Bevor wir abends auf dem Campingplatz am Seljalandsfoss einchecken, peilen wir noch einen Spot an, den mir der Instagramer Asgeir gezeigt hat – das ist auch gleichzeitig mein Highlight des Tages. Der Nauthusagil ist ein versteckter Wasserfall direkt an der Nordkante des Eyjafjallakökull und nur über die F249 erreichbar. Normalerweise ist diese F-Route selbst für 4×4 Fahrzeuge gesperrt bzw. nicht mitversichert, bei unserer Mietwagenfirma aber zum Glück nicht. Die Straße ist zwar holprig und die Höchstgeschwindigkeit von 80 nicht gerade empfehlenswert, aber alles machbar. Von der Straße ist nichts zu sehen, außer ein Schild mit dem Namen Nauthusagil und einem Pfeil Richtung Berg. Unser Auto müssen wir an der Straße abstellen und wir laufen flussaufwärts, bis wir an einen kleinen Canyon kommen, der von Bäumen verdeckt ist. Es nieselt immer noch, inzwischen sind wir aber so neugierig, dass das kaum noch auffällt. Ich gehe vor und springe von Stein zu Stein über den Fluß, hangel mich an der Felskante immer weiter vor, bis wir an eine Holzbrücke kommen, die ihre besten Tage schon lange hinter sich hat.
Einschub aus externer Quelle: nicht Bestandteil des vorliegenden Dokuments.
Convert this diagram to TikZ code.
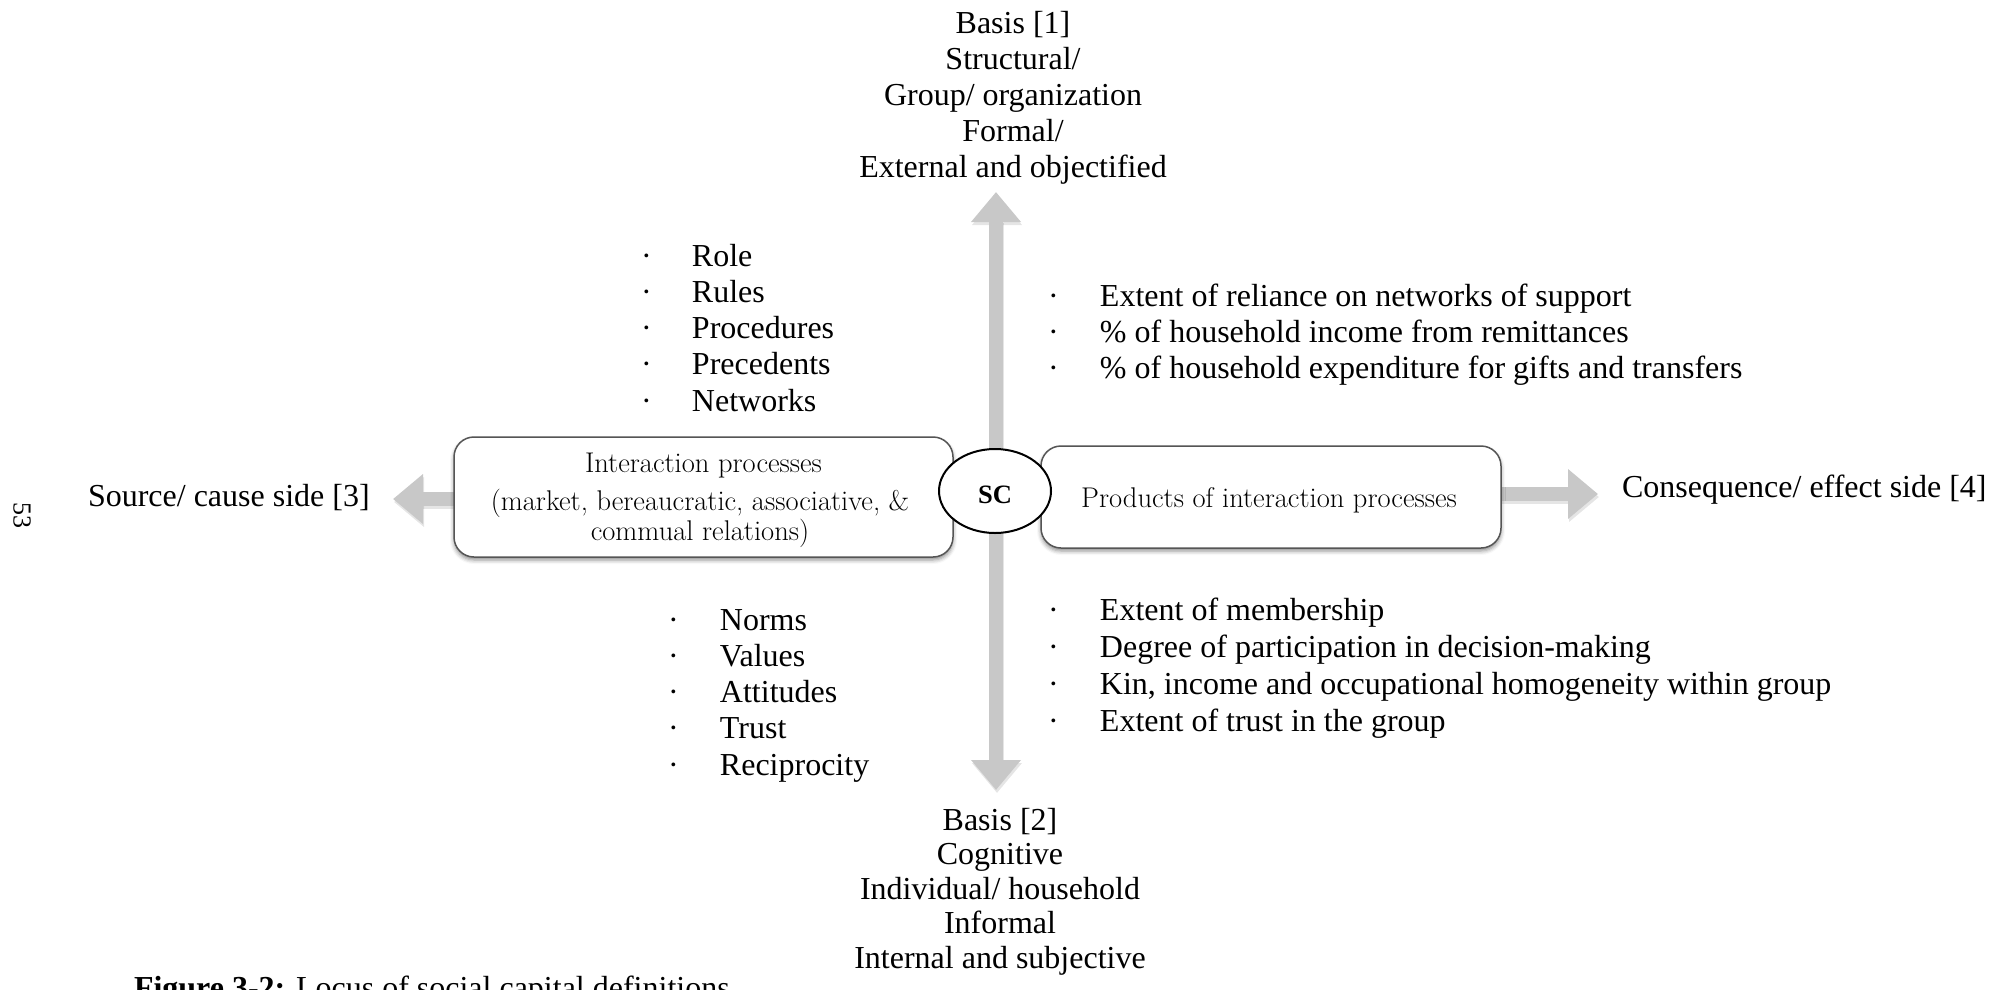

Uns kommen drei Touristen entgegen, die uns ausdrücklich empfehlen bis zum Ende zu laufen. Mit 12 Kilo auf dem Rücken ist es gar nicht so einfach die Balance zu halten, nach 20 Minuten ist es aber geschafft und wir stehen mitten im Canyon auf einem Kiesbett und schauen nach oben.
Über uns sind hohe Wände aus Stein in allen Formen. Alles ist mit Bäumen und Büschen bewachsen und glitzert. An manchen Stellen scheint das Licht durch. Vor uns ist ein kleiner Wasserfall, der uns den Weg versperrt. Wir sehen aber relativ schnell, dass das nicht das Ende des Canyons ist. Auf der anderen Seite des Flußes ist eine Kette an der Felswand befestigt, die dazu einlädt sich daran weiter zu hangeln, weiter kann man leider nicht schauen. Wir beschließen aber nicht weiter zu gehen, da wir diese Tour mit den Rucksäcken wohl nicht ganz trocken überstehen würden, außerdem dämmert es schon fast. Wir sitzen dort noch eine Weile, ich mache noch ein paar Fotos und dann treten wir den Rückweg an. Inzwischen ist es dämmrig und die Touristen am Seljalandsfoss fast weg – also genau unsere Zeit, um Fotos zu machen und einmal drunter durch zu laufen. Die Stimmung ist so herrlich, denn inzwischen ist es dunkel und der Wasserfall wird angestrahlt, sodass wir einen großen Schatten neben den Wasserfall werfen, als ich ihn fotografiere. Am Campingplatz treffen wir auf einen Haufen Deutsche, darunter drei Mädels aus Hessen, die wir in den nächsten Tagen noch öfter treffen werden und ein Pärchen aus Offenburg, mit denen wir uns so gut verstehen, dass wir bis 1 Uhr in der Campingküche sitzen, Tee trinken und quatschen. Platt von den ganzen Eindrücken und den 2 Litern Kaffee und Tee fallen wir ins „Bett“.